Crooked FSB. Send back?

So I’ve got this rifle that has a slightly canted front sight block. While I don’t shoot past 200, and it’s still good enough for that, it bugs the everliving hell out of me. It also takes a pretty good bit of adjustment to get it zeroed.

Is this worth sending back to the manufacturer?

Also, when it’s canted like this, as far as I can tell it was drilled improperly at the factory and isn’t anything that can be fixed easily.
(If at all)

Should I just get over it or try and send it back? Am I making a mountain out of a molehill? It works for the ranges I shoot it at but it’s still not right.

Send it back if it bugs you.

Is it just me or have canted FSB been a huge quality control issue lately?

Personally I’d send it back if it bothers you…and obviously it does. You know what to do! :slight_smile:

a story told to me by an old time gunsmith who done a lot of work on U.S. and foreign military weapons, a guy brought in an old SP-1 and told the GS it shoots too far left, the GS looked at it and, “said that’s an easy fix, your front sight is canted…, i’ll be right back”, he went to the back of the shop which is out of sight of customers, he clamped the barrel in a brass barrel vice and whacked it with a rawhide mallet a few times till it was lined up, then he picked up his big steel mall and whacked his anvil a few times, then walked back out front with the upper in one hand and the mall in the other, and said, “there, that’ll fix’er, no charge”, the guy was about to faint.

soooo, send it back or whack the FSB to align it, your call !!

who’s the maufacturer? does the barrel shoot well otherwise? if it’s a great shooter, i’d think twice about sending it back.

i had an LMT that shot great but the FSB was canted. i just used it as an excuse to change to a shaved FSB and a longer larue handguard.

+1 If it shoots good, leave it be. I have a factory Colt M16A2 take-off that shoots like a dream but took more windage than that; it’s my favorite upper.

If you paid good money for it there is an expectation that you get what you paid for. Settling for inferior crap is how we end up dealing with Bushamsters, DPMS, etc…If I company is going to sell a product and make claims the only way to hold them to it is to make them fix or repair the item. This will hit them in the pocket book and maybe they will realize that it is cheaper to do it right the first time.

What if you bought a pistol from a local gunshop and you paid the “gunsmith” money for a set of night sights and installation and they were crooked? Would you just let it go because you are “close enough” when you shoot? The rifle can’t really be a “good shooter” can it if the FSB is crooked?

Send it back, and make them do it right.

The “windage” on a battle rifle’s iron sights is not for “the wind” (unless you are at Camp Perry). The adjustment is there to get your zero.
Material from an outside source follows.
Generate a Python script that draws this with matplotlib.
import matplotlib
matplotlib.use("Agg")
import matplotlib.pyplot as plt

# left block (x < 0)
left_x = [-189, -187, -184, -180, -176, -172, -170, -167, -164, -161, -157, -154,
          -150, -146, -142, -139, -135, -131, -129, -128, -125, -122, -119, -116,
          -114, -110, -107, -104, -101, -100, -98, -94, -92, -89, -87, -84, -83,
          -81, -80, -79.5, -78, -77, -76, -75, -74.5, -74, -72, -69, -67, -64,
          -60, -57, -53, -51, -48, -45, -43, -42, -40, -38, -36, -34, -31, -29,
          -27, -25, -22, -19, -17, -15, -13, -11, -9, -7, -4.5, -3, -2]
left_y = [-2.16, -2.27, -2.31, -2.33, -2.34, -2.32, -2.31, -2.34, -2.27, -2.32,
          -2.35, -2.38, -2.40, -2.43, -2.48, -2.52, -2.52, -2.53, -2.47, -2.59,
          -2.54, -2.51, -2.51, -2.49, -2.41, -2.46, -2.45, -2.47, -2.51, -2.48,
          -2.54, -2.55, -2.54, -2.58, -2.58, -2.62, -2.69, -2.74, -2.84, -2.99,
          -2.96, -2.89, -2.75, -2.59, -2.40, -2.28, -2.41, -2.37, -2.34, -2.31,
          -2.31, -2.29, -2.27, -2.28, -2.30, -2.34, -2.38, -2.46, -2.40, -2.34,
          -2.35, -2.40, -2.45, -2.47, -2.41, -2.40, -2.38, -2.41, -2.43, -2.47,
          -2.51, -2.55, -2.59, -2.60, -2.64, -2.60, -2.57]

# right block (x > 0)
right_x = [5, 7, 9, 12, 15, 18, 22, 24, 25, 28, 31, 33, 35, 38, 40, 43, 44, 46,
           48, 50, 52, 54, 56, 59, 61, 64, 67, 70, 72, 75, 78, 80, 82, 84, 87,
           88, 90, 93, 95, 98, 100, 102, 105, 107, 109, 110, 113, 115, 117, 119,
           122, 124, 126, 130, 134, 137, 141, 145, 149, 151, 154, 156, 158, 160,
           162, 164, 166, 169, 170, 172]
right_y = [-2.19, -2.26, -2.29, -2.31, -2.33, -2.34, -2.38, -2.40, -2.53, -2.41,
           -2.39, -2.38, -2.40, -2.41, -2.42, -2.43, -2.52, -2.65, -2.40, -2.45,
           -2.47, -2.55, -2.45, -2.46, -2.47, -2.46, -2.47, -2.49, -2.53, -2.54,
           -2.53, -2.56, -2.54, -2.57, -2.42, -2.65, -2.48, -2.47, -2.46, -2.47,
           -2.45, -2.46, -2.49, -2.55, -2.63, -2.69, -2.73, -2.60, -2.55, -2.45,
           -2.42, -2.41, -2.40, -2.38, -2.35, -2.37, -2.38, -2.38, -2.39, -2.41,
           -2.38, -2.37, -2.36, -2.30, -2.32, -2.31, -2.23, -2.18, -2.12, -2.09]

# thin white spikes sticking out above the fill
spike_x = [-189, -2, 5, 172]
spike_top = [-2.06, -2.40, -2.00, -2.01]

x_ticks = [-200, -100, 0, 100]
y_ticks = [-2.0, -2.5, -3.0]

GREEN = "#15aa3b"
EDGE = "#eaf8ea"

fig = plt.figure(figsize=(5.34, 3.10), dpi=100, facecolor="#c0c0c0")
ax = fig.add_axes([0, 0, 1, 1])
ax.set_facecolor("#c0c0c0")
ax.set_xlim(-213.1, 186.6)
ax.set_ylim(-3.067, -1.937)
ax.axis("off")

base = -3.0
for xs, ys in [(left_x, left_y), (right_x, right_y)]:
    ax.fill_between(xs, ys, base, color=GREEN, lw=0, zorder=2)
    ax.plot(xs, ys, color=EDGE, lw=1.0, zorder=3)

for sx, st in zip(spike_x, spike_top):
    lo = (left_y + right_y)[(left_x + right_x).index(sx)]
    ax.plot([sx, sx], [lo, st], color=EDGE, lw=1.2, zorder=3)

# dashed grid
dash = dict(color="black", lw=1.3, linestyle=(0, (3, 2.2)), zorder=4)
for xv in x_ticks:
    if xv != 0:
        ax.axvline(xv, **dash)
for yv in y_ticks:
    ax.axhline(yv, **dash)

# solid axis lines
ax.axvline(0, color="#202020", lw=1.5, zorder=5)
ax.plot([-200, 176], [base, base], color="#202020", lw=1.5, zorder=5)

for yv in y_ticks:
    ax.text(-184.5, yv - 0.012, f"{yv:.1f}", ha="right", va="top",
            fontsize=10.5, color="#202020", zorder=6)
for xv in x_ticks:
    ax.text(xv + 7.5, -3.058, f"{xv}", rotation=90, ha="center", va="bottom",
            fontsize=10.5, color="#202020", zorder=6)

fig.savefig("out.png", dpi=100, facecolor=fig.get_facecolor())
Mil-spec is approx 21 clicks on an 600m sight, left or right
More info here, see last few posts.

It seems that way. It started with the FSBs for AKs from certain companies and appears to be creeping into the AR side of the house. Maybe do to the high demand and the upcoming election, “some” manufacturers are increasing production and skimping on QC.:mad:

If it’ll shoot straight to 200, then it’ll shoot straight past that. However, I can’t see your pics. If you have to dial it very far off of mechanical zero, I’d have them make it right.

+1

All to often we “settle” - I think we’ve gotten soft generally. I don’t care who made that upper, if it’s not right - it’s not right. Building uppers is not rocket science, (I’m not saying mass production is easy - just not rocket science). To let something like that get past QC - however slight it may be - is totally unacceptable.

I’d say, hold the manufacturer accountable with a letter saying that you have discussed this problem on different forums without using their name, and everyone agrees that its a QC problem. Maybe that will wake them up. If no or slow response, post their name so others can avoid them.

The FSB does not look canted to me and the Troy rear doesn’t look to far over to me (as the military allows for 21 clicks in either direction).

C4

When reinstalling a FSB does it automatically go back into the exact same position or do you have to some how line it up perfectly again?

No, not always.

C4

Really?

I thought that the pins holding it wouldn’t really let it wander one way or the other.

You get it close, but might have to give it a few whacks to get in the correct position.

C4

Well hell’s bells, I wish someone had told me about that when I was reassembling the damn thing…

If you would have asked, I would have told you. :wink:

Generally speaking, most mis-alignment is becuase the pins were not installed back to their orig. position. If they are and are and the FSB is still off, you take a rubber mallet and smack the FSB till it is back in position.